The OEM saw revenue growth even excluding the company’s exit from inkjet printing.
Lexmark’s results saw revenue growth of four percent in 4Q2013, which goes up to 11 percent excluding the OEM’s exit from the inkjet business, with its MPS revenue increasing by a substantial 22 percent in the quarter and 16 percent over the year.
The company’s Imaging Solutions and Services (ISS) business, including laser printers, saw revenue grow one percent to $939 million (€686.5 million), and excluding the inkjet exit, grew eight percent compared to last year. Its MPS business in turn saw a growth of 22 percent in revenue to $208 million (€152 million), whilst non-MPS revenue grew four percent to $631 million (€461.3 million).
In terms of hardware and supplies, revenue grew in both by three percent and one percent respectively, with totals of $228 million (€166.6 million) and $661 million (€483.2 million) respectively. Hardware revenue, excluding inkjet exit, grew seven percent, whilst supplies grew eight percent.

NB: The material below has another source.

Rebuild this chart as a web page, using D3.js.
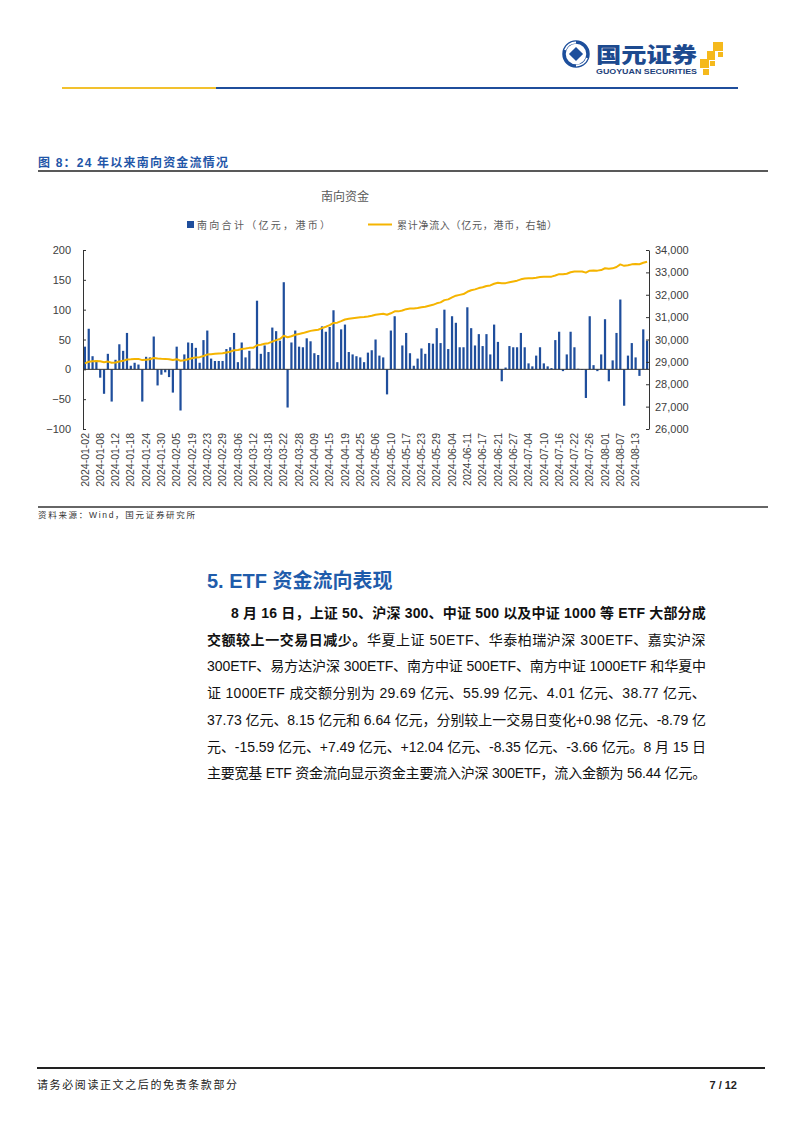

Revenue from the inkjet exit meanwhile declined by 32 percent to $100 million (€73.1 million), representing 10 percent of total revenue, and is “expected to decline as a percentage of total revenue as the trailing inkjet supplies revenue from the remaining install base of inkjet printers naturally decreases over time”.
Lexmark also revealed results for the whole year, noting that ISS revenue declined five percent to $3.444 billion (€2.517 billion), and excluding inkjet revenue grew by one percent. The MPS business grew 16 percent to a revenue of $722 million (€564.4 million), and inkjet exit revenue for the year fell by 37 percent, representing 11 percent of the total company revenue for the year.
Hardware revenue for the year fell eight percent to $763 million (€557.8 million), whilst supplies revenue fell six percent to $2.484 billion (€1.816 billion), with the former declining two percent and the latter growing by two percent excluding the inkjet exit. The company predicts that revenue in the first quarter of 2014 will increase, but expects a “continued negative impact from the decision to exit inkjet”, with total revenue thought to decline by three to five percent.
Paul Rooke, Lexmark Chairman and CEO, stated: “In the fourth quarter, Lexmark delivered strong revenue and earnings growth, and generated operating cash flow of more than $200 million (€146.2 million). Perceptive Software’s profitability increased again year to year, and once again Perceptive Software and Managed Print Services revenue each grew at a double-digit rate and now together represent 28 percent of our total revenue.
“The synergies we have created with our unique imaging and software solutions resonate well with our customers as we help them solve their unstructured information challenges. Lexmark is increasing value for our shareholders by utilising the company’s long history of free cash flow generation to return capital and accelerate our transformation to a higher-value solutions portfolio.”